__RECORD LIST__:
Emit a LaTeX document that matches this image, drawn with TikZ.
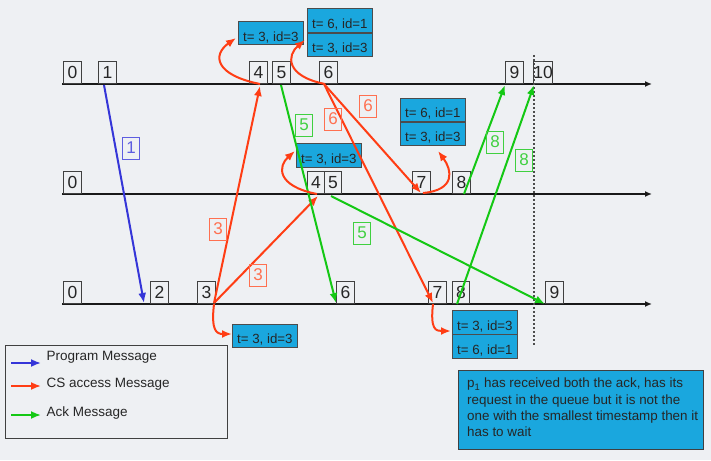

==

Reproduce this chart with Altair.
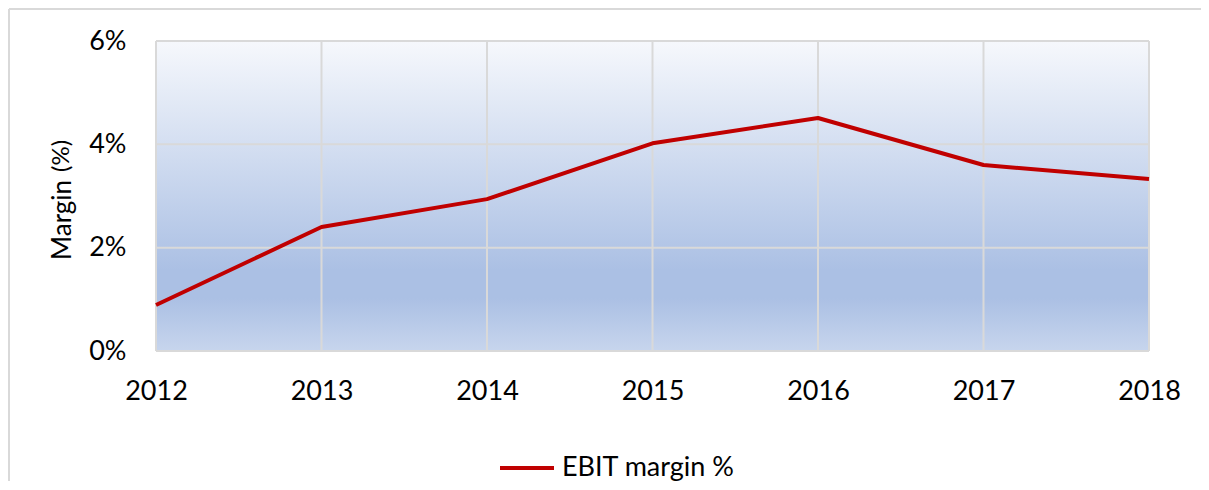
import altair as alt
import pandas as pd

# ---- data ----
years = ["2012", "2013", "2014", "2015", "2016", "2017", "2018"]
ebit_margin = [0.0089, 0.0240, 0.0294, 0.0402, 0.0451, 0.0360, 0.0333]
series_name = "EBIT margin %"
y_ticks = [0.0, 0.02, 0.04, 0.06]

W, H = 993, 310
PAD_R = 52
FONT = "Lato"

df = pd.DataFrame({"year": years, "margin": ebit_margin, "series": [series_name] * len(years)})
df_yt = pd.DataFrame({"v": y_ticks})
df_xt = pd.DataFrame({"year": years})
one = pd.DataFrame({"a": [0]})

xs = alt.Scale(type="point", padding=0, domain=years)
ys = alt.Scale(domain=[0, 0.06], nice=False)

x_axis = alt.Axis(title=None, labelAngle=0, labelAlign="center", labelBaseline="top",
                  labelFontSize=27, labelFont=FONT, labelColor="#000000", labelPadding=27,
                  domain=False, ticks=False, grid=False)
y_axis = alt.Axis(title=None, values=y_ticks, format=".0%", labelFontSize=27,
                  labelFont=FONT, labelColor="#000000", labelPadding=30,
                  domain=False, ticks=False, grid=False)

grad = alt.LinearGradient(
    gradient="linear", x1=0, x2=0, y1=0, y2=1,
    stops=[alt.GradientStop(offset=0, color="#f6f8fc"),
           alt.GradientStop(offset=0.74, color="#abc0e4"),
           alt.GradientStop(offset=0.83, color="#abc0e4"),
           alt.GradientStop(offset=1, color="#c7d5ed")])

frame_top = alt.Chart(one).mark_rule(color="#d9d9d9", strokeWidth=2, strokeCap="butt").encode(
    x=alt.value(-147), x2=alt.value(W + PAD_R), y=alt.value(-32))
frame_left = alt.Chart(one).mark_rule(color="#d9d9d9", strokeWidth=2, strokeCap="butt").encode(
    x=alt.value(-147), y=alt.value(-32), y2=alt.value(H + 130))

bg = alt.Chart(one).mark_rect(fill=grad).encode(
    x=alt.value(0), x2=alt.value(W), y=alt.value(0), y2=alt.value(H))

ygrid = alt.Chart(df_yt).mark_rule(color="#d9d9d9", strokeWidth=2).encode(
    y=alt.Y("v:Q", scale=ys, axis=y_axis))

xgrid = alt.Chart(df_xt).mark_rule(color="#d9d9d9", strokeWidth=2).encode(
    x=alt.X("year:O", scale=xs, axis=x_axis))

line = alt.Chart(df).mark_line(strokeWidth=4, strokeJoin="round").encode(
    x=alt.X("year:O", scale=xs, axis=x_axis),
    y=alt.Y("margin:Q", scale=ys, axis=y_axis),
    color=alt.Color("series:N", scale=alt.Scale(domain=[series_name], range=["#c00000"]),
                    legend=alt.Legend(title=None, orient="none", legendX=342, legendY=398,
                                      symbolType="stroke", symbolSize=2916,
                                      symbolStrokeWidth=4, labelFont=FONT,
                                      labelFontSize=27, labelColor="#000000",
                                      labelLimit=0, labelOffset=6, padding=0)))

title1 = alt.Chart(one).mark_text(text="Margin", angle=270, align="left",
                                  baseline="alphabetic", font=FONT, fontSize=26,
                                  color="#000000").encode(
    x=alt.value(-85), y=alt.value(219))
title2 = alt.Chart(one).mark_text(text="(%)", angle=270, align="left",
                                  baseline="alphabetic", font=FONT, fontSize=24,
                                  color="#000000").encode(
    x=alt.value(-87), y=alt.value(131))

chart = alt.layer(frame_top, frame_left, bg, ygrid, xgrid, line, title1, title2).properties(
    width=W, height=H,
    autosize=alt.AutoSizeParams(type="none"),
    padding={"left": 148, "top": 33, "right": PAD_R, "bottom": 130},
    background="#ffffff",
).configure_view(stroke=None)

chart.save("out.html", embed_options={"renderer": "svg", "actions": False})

==

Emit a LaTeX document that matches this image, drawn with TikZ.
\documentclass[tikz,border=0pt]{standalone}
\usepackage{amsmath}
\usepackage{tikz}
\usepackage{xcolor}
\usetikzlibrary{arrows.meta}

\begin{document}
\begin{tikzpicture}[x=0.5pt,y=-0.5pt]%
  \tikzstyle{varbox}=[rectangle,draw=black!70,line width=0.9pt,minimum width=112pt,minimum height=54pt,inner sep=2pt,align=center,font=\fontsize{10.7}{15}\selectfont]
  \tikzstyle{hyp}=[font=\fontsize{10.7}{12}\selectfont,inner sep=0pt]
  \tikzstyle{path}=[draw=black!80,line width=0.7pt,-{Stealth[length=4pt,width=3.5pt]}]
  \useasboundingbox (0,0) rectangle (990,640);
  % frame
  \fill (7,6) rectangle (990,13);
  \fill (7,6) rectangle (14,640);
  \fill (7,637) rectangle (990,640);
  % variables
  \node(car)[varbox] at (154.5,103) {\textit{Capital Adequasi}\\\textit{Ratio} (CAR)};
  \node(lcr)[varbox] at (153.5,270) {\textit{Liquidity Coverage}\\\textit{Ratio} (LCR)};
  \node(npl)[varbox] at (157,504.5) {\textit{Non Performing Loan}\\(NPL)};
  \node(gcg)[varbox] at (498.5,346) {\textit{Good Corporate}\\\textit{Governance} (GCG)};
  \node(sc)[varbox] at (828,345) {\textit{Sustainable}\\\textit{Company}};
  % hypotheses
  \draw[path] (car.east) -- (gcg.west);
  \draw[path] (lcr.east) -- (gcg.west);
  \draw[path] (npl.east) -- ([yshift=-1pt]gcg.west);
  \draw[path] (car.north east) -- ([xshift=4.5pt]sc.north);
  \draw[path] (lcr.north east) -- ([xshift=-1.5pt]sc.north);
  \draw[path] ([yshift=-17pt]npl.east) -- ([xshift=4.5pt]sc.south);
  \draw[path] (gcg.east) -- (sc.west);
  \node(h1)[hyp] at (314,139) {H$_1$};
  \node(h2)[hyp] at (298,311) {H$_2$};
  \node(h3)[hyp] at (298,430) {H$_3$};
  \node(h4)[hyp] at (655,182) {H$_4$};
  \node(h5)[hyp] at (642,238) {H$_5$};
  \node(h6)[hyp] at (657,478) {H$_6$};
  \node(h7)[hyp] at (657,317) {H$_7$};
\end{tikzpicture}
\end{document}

__WRITTEN REQUEST__: Could you quote, word for word, only the lines from the one containing "Reproduce this chart with Altair." through the one containing "x2=alt.value(W), y=alt.value(0), y2=alt.value(H))", both included, and leave out any pictures?

__EXERCISE RESULT__:
Reproduce this chart with Altair.
import altair as alt
import pandas as pd

# ---- data ----
years = ["2012", "2013", "2014", "2015", "2016", "2017", "2018"]
ebit_margin = [0.0089, 0.0240, 0.0294, 0.0402, 0.0451, 0.0360, 0.0333]
series_name = "EBIT margin %"
y_ticks = [0.0, 0.02, 0.04, 0.06]

W, H = 993, 310
PAD_R = 52
FONT = "Lato"

df = pd.DataFrame({"year": years, "margin": ebit_margin, "series": [series_name] * len(years)})
df_yt = pd.DataFrame({"v": y_ticks})
df_xt = pd.DataFrame({"year": years})
one = pd.DataFrame({"a": [0]})

xs = alt.Scale(type="point", padding=0, domain=years)
ys = alt.Scale(domain=[0, 0.06], nice=False)

x_axis = alt.Axis(title=None, labelAngle=0, labelAlign="center", labelBaseline="top",
                  labelFontSize=27, labelFont=FONT, labelColor="#000000", labelPadding=27,
                  domain=False, ticks=False, grid=False)
y_axis = alt.Axis(title=None, values=y_ticks, format=".0%", labelFontSize=27,
                  labelFont=FONT, labelColor="#000000", labelPadding=30,
                  domain=False, ticks=False, grid=False)

grad = alt.LinearGradient(
    gradient="linear", x1=0, x2=0, y1=0, y2=1,
    stops=[alt.GradientStop(offset=0, color="#f6f8fc"),
           alt.GradientStop(offset=0.74, color="#abc0e4"),
           alt.GradientStop(offset=0.83, color="#abc0e4"),
           alt.GradientStop(offset=1, color="#c7d5ed")])

frame_top = alt.Chart(one).mark_rule(color="#d9d9d9", strokeWidth=2, strokeCap="butt").encode(
    x=alt.value(-147), x2=alt.value(W + PAD_R), y=alt.value(-32))
frame_left = alt.Chart(one).mark_rule(color="#d9d9d9", strokeWidth=2, strokeCap="butt").encode(
    x=alt.value(-147), y=alt.value(-32), y2=alt.value(H + 130))

bg = alt.Chart(one).mark_rect(fill=grad).encode(
    x=alt.value(0), x2=alt.value(W), y=alt.value(0), y2=alt.value(H))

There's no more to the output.